In a sense, public opinion is like one of those mountain snow accumulations…. As snow builds up, the likelihood that the whole drift will come crashing down the mountain steadily increases. Finally, as the ultimate snowflake falls on top of the drift, the weight is now too much too be borne, and the whole drift comes down. Major changes in public opinion tend to take the same form. A very large number of books, articles, and lectures which appear to have no great effect nevertheless prepare the way. Eventually a critical mass is reached and what appears to be an overnight change of opinion occurs.
That’s from Gordon Tullock’s “Foreword” to J. Ronnie Davis’s 1971 book The New Economics and the Old Economists (source: Don Boudreaux at Café Hayek)
Public opinion is fundamentally driven by mawkishness and unctuousness.
Public opinion, today, can be characterized by several dominant cognitive biases; particularly, the comfort of the crowd, appeal to tradition, appeal to majority, appeal to experts and appeal to the emotion.
There hardly have been any critical thinking involved in what have been deemed as ‘cerebral’ discussions among conventional experts. Debates mostly revolve around the acceptance of current circumstances, conditions and methodology, where variances of ideas mostly deal with interpretation of events and or on personality issues and or semantical dimensions (mostly bordering on the abstract).
This means that public opinion has been largely influenced by the way elites or how the intellectual class think and project on the issues.

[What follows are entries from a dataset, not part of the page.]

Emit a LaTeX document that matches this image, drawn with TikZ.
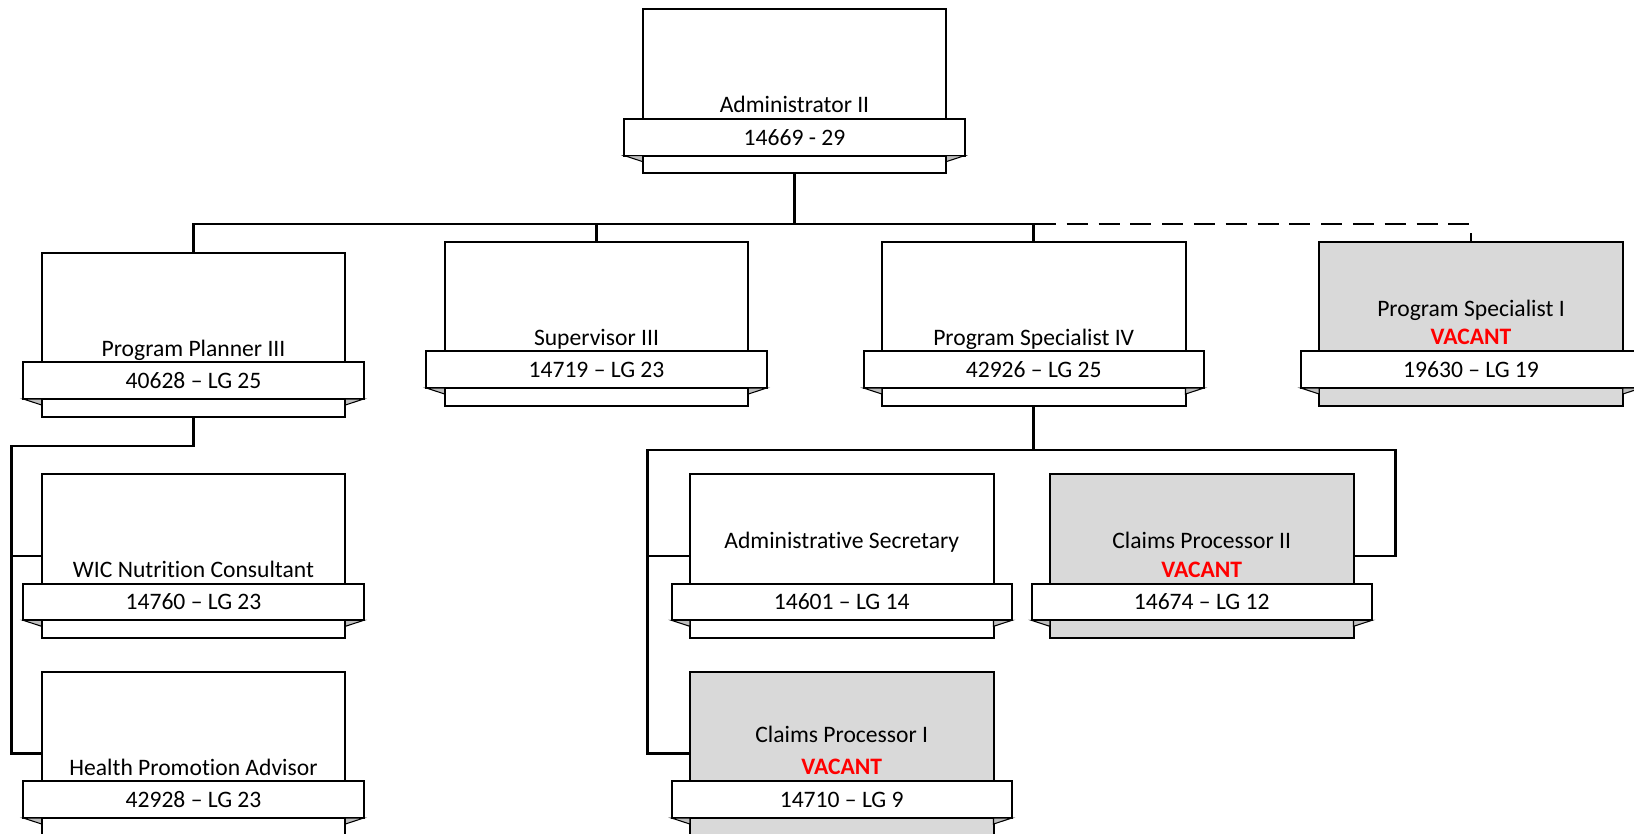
\documentclass[tikz,border=0pt]{standalone}
\usepackage{fontspec}
\setmainfont{Carlito}[Ligatures=NoCommon]
\usetikzlibrary{calc}
\definecolor{vacgray}{HTML}{D9D9D9}
\definecolor{vacred}{HTML}{FF0000}
\definecolor{foldgray}{HTML}{BFBFBF}
\tikzset{
  posbox/.style={draw=black, line width=1.5pt, minimum width=227.7pt, minimum height=123pt, inner sep=0pt, outer sep=0pt},
  barbox/.style={draw=black, fill=white, line width=1.5pt, minimum width=255.3pt, minimum height=27.5pt, inner sep=0pt, outer sep=0pt, font=\fontsize{17.7}{21}\selectfont},
  titletext/.style={inner sep=0pt, anchor=base, font=\fontsize{17.7}{21}\selectfont},
  vactext/.style={inner sep=0pt, anchor=base, text=vacred, font=\fontsize{17.7}{21}\selectfont\bfseries},
  conn/.style={line width=2pt, draw=black},
  dashconn/.style={line width=2pt, draw=black, dash pattern=on 15.75pt off 8.1pt, dash phase=10.5pt},
  fold/.style={fill=foldgray, draw=black, line width=0.8pt},
}
\newcommand\posn[4]{%
  \node[posbox, fill=#3] (#1) at (#2) {};
  \node[barbox] (#1b) at ([yshift=-34.5pt]#1.center) {#4};
  \draw[fold] (#1b.south west) -- (#1b.south west -| #1.west) -- ($(#1b.south west -| #1.west)+(0,6)$) -- cycle;
  \draw[fold] (#1b.south east) -- (#1b.south east -| #1.east) -- ($(#1b.south east -| #1.east)+(0,6)$) -- cycle;
}
\begin{document}
\begin{tikzpicture}[x=0.75pt, y=-0.75pt]
\useasboundingbox (0,0) rectangle (1634,834);
\clip (0,0) rectangle (1634,834);

% boxes
\posn{admin}{794.5,91.3}{white}{14669 - 29}
\posn{pp3}{193.5,334.7}{white}{40628 – LG 25}
\posn{sup}{596.5,323.7}{white}{14719 – LG 23}
\posn{ps4}{1033.7,323.7}{white}{42926 – LG 25}
\posn{ps1}{1471,323.7}{vacgray}{19630 – LG 19}
\posn{wic}{193.5,556}{white}{14760 – LG 23}
\posn{hpa}{193.5,753.7}{white}{42928 – LG 23}
\posn{adms}{841.7,556}{white}{14601 – LG 14}
\posn{cp2}{1201.7,556}{vacgray}{14674 – LG 12}
\posn{cp1}{841.7,753.7}{vacgray}{14710 – LG 9}

% titles
\node[titletext] (admint) at ([yshift=4.5pt]adminb.north) {Administrator II};
\node[titletext] (pp3t) at ([yshift=4.5pt]pp3b.north) {Program Planner III};
\node[titletext] (supt) at ([yshift=4.5pt]supb.north) {Supervisor III};
\node[titletext] (ps4t) at ([yshift=4.5pt]ps4b.north) {Program Specialist IV};
\node[titletext] (ps1t) at ([yshift=26.5pt]ps1b.north) {Program Specialist I};
\node[vactext] (ps1v) at ([yshift=5pt]ps1b.north) {VACANT};
\node[titletext] (wict) at ([yshift=4.5pt]wicb.north) {WIC Nutrition Consultant};
\node[titletext] (hpat) at ([yshift=4.5pt]hpab.north) {Health Promotion Advisor};
\node[titletext] (admst) at ([yshift=26.5pt]admsb.north) {Administrative Secretary};
\node[titletext] (cp2t) at ([yshift=26.5pt]cp2b.north) {Claims Processor II};
\node[vactext] (cp2v) at ([yshift=5pt]cp2b.north) {VACANT};
\node[titletext] (cp1t) at ([yshift=28.9pt]cp1b.north) {Claims Processor I};
\node[vactext] (cp1v) at ([yshift=5.25pt]cp1b.north) {VACANT};

% connectors
\coordinate (ybus) at (0,224);
\coordinate (tbus) at (admin.south |- ybus);
\draw[dashconn] (tbus) -| (ps1.north);
\draw[conn] (admin.south) -- (tbus);
\draw[conn] (pp3.north) -- (pp3.north |- ybus) -- (ps4.north |- ybus) -- (ps4.north);
\draw[conn] (sup.north) -- (sup.north |- ybus);

\coordinate (pbus) at (11.7,446);
\draw[conn] (pp3.south) |- (pbus) |- (wic.west);
\draw[conn] (pbus) |- (hpa.west);

\coordinate (rl) at (647.7,450);
\coordinate (rr) at (1395.7,450);
\draw[conn] (ps4.south) |- (rl) |- (adms.west);
\draw[conn] (rl) |- (cp1.west);
\draw[conn] (ps4.south |- rl) -- (rr) |- (cp2.east);
\end{tikzpicture}
\end{document}
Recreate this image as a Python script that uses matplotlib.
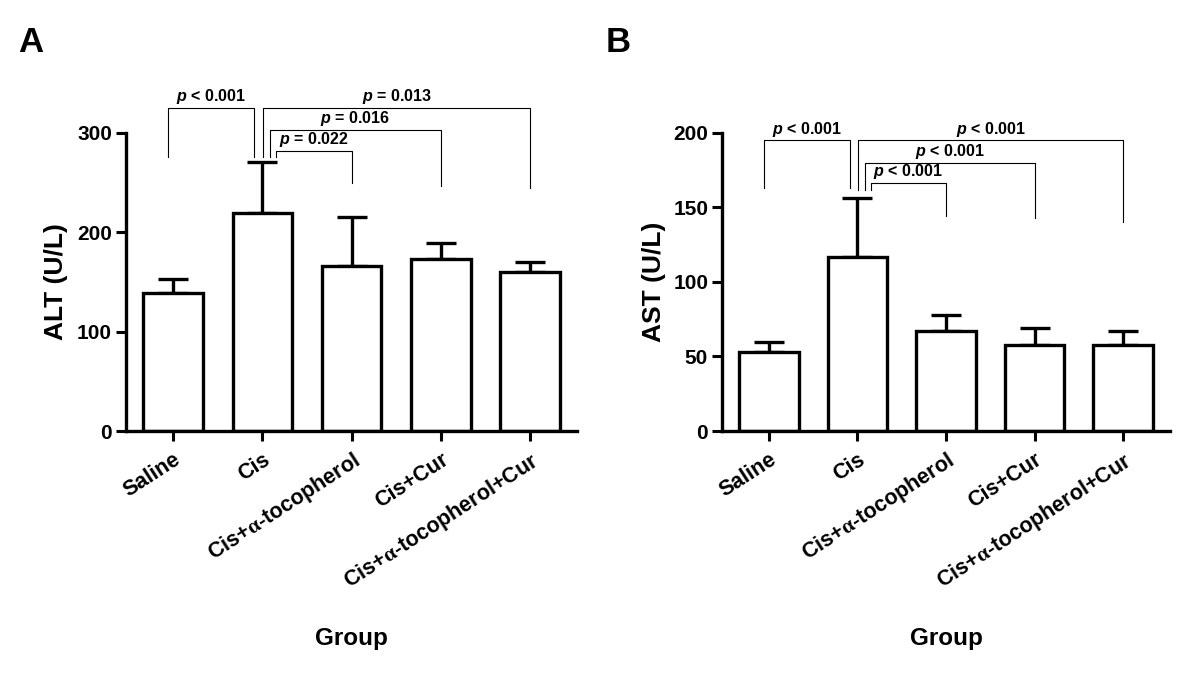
import matplotlib
matplotlib.use("Agg")
import matplotlib.pyplot as plt

plt.rcParams['font.family'] = ['Liberation Sans', 'DejaVu Sans']
plt.rcParams['font.weight'] = 'bold'
plt.rcParams['mathtext.fontset'] = 'custom'
plt.rcParams['mathtext.it'] = 'Liberation Sans:italic:bold'
plt.rcParams['mathtext.rm'] = 'Liberation Serif'
plt.rcParams['mathtext.bf'] = 'Liberation Sans:bold'

groups = ['Saline', 'Cis', r'Cis+$\mathrm{\alpha}$-tocopherol', 'Cis+Cur',
          r'Cis+$\mathrm{\alpha}$-tocopherol+Cur']

alt_mean = [139, 219, 166, 173, 160]
alt_err = [14, 52, 49, 16, 10]
ast_mean = [53, 117, 67, 58, 58]
ast_err = [7, 39, 11, 11, 9]

# brackets: (from group, to group, top, left leg end, right leg end, text)
alt_brackets = [
    (0, 1, 325, 276, 276, r'$p$ < 0.001'),
    (1, 4, 325, 276, 245, r'$p$ = 0.013'),
    (1, 3, 303, 276, 247, r'$p$ = 0.016'),
    (1, 2, 282, 276, 250, r'$p$ = 0.022'),
]
ast_brackets = [
    (0, 1, 195, 163, 163, r'$p$ < 0.001'),
    (1, 4, 195, 162, 140, r'$p$ < 0.001'),
    (1, 3, 180, 162, 143, r'$p$ < 0.001'),
    (1, 2, 166.5, 162, 144, r'$p$ < 0.001'),
]
# small x shifts of bracket legs next to the Cis bar
left_shift = {0: -0.06, 1: 1.01}
cis_shift = [0.91, 1.01, 1.08, 1.15]


def draw_panel(ax, means, errs, brackets, ylim, yticks, ylabel):
    x = list(range(len(groups)))
    ax.bar(x, means, width=0.67, color='white', edgecolor='black', linewidth=2.4, zorder=2)
    ax.errorbar(x, means, yerr=[[0] * len(errs), errs], fmt='none', ecolor='black',
                elinewidth=2.4, capsize=10.5, capthick=2.4, zorder=1)
    ax.set_xlim(-0.53, 4.53)
    ax.set_ylim(*ylim)
    ax.set_yticks(yticks)
    ax.set_xticks(x)
    ax.set_xticklabels(groups, rotation=33, ha='right', rotation_mode='anchor', fontsize=15.5)
    ax.tick_params(axis='y', labelsize=15, width=2.2, length=7, pad=3)
    ax.tick_params(axis='x', width=2.2, length=7, pad=6)
    for s in ['top', 'right']:
        ax.spines[s].set_visible(False)
    for s in ['left', 'bottom']:
        ax.spines[s].set_linewidth(2.4)
    ax.set_ylabel(ylabel, fontsize=19, fontweight='bold')
    ax.set_xlabel('Group', fontsize=17.5, fontweight='bold')

    for i, (a, b, top, yl, yr, txt) in enumerate(brackets):
        if a == 0:
            x1 = left_shift[0]
            x2 = cis_shift[0]
        else:
            x1 = cis_shift[i]
            x2 = b + 0.0
        ax.plot([x1, x1, x2, x2], [yl, top, top, yr], color='black', lw=0.8, clip_on=False)
        ax.text((x1 + x2) / 2, top + ylim[1] * 0.006, txt, ha='center', va='bottom',
                fontsize=11.5, fontweight='bold')


fig = plt.figure(figsize=(12, 6.76), dpi=100)
ax1 = fig.add_axes([0.105, 0.3624, 0.376, 0.441])
ax2 = fig.add_axes([0.6017, 0.3624, 0.3733, 0.441])

draw_panel(ax1, alt_mean, alt_err, alt_brackets, (0, 300), [0, 100, 200, 300], 'ALT (U/L)')
draw_panel(ax2, ast_mean, ast_err, ast_brackets, (0, 200), [0, 50, 100, 150, 200], 'AST (U/L)')

ax1.yaxis.set_label_coords(-0.129, 0.5)
ax2.yaxis.set_label_coords(-0.125, 0.5)
ax1.xaxis.set_label_coords(0.5, -0.658)
ax2.xaxis.set_label_coords(0.5, -0.658)

fig.text(31 / 1200, 1 - 43 / 676, 'A', fontsize=25, fontweight='bold', ha='center', va='center')
fig.text(618 / 1200, 1 - 43 / 676, 'B', fontsize=25, fontweight='bold', ha='center', va='center')

fig.savefig('out.png', dpi=100)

Yet questioning on the validity and the biases of the sources of information, the socio-economic political theories and or the philosophical underpinnings of the current institutional framework would be considered as heresy that risks ostracism for the expositor. Thus, conformity and social acceptance are prioritized at the expense of reality which drives the popular mindset.
And that’s why politics has mainly been centered on the manipulation of public opinion.
Nevertheless, times have been changing.
Real time connectivity has been encouraging on more critical thinking. A diffusion of critical thinking could influence a shift in public opinion through a change in the direction of the way the intellectual group thinks.
Structural changes are happening at the margins. So will public opinion.